• [PROBLEM]:
In the lines below, find how many contain the word "draws" and report that figure alone.

• [PROVIDED DATA]:
++++

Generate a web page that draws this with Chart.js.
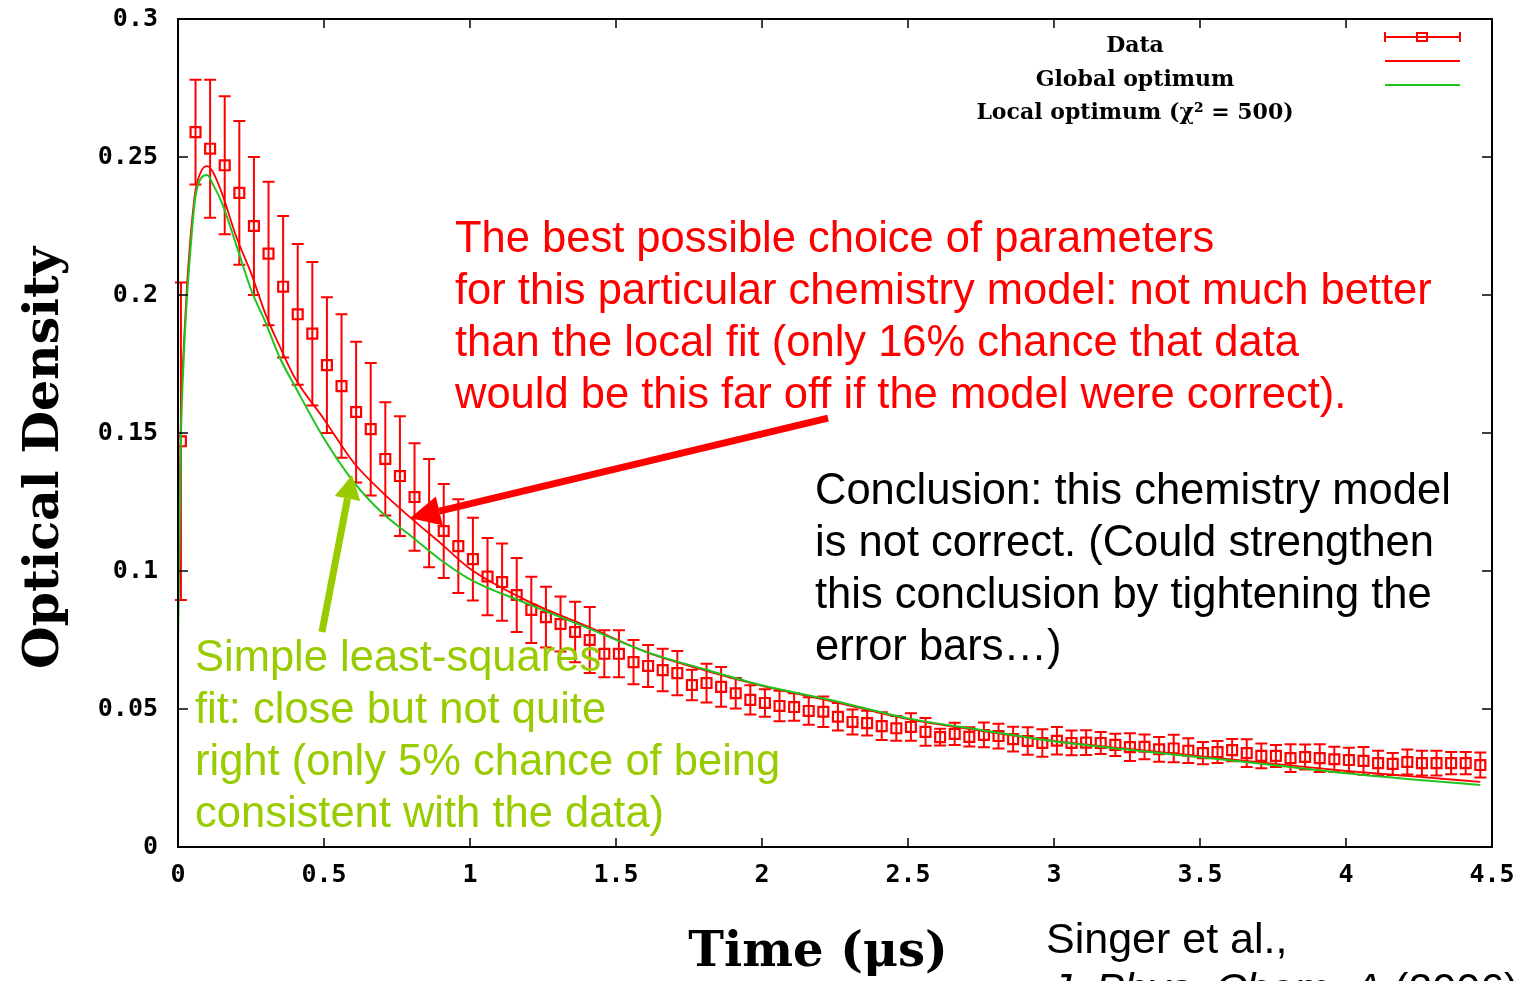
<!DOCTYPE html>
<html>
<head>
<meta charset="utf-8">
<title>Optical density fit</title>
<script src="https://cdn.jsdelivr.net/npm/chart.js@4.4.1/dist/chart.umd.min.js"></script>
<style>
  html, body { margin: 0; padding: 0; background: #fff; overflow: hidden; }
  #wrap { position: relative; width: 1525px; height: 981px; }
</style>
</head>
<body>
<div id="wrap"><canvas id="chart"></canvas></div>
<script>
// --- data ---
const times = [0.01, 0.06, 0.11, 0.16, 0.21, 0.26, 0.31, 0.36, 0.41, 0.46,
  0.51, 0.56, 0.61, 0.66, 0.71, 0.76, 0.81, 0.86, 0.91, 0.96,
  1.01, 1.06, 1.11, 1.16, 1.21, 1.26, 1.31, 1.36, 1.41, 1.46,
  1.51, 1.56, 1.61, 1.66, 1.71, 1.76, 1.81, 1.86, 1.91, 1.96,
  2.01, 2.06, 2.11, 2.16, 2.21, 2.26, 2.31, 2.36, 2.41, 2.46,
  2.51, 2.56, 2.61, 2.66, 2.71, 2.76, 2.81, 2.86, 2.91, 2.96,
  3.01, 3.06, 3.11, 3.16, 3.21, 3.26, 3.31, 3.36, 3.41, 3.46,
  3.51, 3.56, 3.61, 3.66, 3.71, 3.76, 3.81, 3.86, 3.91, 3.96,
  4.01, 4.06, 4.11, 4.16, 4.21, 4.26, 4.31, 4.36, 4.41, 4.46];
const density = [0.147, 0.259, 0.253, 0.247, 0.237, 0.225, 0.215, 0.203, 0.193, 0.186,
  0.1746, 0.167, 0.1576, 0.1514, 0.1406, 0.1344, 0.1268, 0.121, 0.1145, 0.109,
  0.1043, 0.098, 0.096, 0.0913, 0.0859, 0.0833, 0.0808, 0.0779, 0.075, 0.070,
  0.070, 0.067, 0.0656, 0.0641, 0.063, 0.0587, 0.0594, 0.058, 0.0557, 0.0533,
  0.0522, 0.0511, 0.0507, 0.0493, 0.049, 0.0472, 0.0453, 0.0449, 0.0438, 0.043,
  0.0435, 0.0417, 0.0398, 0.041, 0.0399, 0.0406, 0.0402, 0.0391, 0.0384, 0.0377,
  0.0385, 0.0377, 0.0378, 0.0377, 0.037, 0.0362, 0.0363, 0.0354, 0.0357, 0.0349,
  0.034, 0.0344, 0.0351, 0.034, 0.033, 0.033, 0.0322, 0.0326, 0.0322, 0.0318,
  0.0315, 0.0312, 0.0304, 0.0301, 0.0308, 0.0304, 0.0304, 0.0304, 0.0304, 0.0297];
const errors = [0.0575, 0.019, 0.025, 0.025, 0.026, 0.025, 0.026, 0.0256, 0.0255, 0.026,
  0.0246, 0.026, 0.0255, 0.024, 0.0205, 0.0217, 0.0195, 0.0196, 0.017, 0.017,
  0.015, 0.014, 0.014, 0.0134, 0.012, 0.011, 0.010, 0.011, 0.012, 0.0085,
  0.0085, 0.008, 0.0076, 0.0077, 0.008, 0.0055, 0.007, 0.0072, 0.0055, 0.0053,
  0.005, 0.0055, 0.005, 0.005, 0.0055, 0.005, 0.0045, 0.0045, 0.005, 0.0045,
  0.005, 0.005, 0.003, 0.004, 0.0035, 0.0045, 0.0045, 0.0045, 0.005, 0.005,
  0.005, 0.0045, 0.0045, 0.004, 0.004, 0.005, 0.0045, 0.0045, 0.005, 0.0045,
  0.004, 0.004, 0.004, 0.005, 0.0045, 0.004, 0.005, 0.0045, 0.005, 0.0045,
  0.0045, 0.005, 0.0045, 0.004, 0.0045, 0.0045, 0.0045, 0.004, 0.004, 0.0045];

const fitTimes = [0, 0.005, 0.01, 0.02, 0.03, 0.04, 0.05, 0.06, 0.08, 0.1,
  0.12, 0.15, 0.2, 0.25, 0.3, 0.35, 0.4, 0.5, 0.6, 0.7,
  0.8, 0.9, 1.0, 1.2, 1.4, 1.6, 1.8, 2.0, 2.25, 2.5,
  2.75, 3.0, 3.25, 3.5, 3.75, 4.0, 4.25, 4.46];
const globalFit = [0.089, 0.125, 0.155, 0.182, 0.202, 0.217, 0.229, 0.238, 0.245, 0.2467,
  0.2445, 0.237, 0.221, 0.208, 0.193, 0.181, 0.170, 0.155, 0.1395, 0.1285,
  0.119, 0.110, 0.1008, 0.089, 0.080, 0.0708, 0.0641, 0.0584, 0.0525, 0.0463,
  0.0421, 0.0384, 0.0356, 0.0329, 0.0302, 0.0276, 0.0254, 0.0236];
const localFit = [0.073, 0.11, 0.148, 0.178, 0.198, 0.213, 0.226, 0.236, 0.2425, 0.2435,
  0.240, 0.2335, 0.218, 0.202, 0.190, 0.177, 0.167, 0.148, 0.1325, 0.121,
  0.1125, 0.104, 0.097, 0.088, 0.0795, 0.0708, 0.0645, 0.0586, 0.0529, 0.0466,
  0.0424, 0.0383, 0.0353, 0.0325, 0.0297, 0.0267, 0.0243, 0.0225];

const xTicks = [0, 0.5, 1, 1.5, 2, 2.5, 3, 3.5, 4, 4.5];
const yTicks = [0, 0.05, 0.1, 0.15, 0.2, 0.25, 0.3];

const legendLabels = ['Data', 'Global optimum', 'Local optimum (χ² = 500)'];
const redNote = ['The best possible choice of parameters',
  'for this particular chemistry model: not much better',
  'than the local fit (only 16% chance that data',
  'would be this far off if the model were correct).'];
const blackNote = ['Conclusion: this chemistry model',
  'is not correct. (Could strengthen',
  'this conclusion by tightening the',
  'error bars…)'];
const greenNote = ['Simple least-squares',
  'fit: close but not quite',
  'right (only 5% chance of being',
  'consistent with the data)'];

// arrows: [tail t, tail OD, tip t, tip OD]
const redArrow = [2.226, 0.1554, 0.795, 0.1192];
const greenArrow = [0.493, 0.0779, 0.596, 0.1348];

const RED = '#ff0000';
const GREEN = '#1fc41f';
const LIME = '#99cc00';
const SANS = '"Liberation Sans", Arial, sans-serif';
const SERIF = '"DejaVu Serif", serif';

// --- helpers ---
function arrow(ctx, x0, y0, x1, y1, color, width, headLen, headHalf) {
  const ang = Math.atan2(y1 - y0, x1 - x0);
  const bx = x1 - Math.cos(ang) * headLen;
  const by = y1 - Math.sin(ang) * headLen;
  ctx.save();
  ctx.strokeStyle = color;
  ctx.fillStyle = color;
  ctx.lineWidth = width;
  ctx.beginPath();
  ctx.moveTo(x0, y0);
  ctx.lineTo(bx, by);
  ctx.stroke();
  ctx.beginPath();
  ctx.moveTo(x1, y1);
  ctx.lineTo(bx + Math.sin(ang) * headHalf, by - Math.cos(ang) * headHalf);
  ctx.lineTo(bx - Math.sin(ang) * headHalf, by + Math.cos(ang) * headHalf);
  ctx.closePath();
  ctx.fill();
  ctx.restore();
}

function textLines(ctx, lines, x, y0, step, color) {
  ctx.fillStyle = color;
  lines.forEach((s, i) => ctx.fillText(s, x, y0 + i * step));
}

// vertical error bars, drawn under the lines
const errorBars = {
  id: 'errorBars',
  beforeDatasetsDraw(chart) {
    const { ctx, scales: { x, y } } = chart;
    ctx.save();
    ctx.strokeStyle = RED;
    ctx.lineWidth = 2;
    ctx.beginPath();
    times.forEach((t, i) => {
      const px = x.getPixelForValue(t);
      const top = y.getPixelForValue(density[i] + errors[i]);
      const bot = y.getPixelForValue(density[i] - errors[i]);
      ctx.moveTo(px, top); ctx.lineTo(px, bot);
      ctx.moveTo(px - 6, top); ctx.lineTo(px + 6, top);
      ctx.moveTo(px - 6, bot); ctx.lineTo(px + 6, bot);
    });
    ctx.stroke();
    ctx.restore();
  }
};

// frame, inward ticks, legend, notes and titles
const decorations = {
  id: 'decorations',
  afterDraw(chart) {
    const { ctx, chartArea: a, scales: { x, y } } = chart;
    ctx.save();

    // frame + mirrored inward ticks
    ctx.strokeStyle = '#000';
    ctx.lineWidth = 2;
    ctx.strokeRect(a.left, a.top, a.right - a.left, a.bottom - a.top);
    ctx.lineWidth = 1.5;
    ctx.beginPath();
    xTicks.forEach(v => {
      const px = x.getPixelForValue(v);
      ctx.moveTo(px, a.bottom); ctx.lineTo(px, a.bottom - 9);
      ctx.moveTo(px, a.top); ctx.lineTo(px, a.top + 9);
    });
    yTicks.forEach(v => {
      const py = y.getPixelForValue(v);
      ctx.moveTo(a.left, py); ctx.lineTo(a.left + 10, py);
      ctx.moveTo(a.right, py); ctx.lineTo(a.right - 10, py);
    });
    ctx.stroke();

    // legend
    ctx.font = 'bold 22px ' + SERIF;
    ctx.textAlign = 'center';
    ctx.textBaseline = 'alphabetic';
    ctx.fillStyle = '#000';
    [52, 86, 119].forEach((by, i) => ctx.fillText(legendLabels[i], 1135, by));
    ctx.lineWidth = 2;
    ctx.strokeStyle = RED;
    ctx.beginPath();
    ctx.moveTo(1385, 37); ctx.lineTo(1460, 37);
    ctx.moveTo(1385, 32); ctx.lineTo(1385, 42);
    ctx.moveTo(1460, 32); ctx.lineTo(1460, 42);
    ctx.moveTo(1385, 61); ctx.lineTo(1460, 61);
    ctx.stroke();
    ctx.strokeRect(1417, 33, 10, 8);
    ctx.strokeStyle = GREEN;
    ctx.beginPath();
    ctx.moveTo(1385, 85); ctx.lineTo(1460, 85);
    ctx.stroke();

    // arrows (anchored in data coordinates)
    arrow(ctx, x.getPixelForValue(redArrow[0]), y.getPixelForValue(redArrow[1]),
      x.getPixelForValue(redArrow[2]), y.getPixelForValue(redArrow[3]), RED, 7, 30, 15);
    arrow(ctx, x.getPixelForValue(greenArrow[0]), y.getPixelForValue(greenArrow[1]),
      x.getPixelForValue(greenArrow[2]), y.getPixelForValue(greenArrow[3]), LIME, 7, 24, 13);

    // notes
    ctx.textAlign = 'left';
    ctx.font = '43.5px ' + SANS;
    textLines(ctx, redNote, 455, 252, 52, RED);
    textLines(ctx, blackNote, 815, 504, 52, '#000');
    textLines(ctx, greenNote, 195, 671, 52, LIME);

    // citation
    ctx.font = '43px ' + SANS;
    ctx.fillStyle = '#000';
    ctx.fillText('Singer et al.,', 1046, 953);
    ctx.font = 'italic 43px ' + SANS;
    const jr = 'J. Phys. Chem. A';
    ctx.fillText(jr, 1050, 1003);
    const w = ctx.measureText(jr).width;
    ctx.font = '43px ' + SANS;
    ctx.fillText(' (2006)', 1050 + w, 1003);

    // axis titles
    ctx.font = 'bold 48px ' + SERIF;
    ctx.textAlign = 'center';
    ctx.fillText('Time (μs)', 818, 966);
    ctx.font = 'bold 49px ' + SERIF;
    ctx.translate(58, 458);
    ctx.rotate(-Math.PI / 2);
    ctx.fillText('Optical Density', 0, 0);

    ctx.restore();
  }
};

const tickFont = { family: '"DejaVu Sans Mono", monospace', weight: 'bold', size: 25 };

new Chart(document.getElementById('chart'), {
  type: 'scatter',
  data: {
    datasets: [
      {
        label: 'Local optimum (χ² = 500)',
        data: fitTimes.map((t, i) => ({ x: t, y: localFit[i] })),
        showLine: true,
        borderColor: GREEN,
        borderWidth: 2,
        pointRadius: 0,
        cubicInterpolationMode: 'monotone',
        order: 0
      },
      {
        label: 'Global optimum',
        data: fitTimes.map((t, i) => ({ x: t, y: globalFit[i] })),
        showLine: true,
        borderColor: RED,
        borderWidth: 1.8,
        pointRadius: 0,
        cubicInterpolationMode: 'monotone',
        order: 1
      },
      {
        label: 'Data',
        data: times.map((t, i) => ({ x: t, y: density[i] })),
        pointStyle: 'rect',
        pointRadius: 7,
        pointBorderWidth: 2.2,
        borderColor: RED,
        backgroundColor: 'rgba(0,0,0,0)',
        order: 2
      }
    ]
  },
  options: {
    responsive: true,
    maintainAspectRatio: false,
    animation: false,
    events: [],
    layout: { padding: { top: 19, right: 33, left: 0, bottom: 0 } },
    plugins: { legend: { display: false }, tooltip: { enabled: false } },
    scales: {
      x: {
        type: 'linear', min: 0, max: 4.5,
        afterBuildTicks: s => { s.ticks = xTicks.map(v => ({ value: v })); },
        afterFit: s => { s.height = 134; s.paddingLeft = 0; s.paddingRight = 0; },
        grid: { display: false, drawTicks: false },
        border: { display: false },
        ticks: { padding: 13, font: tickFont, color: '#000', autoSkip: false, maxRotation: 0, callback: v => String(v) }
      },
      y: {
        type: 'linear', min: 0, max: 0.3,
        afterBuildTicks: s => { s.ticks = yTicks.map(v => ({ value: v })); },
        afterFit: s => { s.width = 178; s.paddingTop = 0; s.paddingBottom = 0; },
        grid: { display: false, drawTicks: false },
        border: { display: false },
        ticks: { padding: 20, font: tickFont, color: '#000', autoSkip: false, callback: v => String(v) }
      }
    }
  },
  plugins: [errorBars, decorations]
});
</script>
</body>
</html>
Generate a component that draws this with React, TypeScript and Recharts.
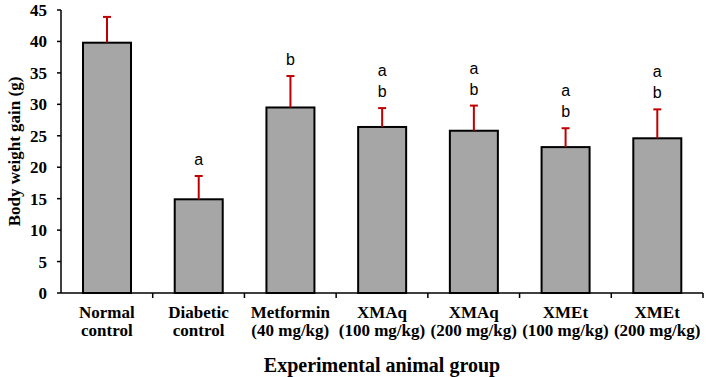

++++

• [WRITTEN RESPONSE]:
2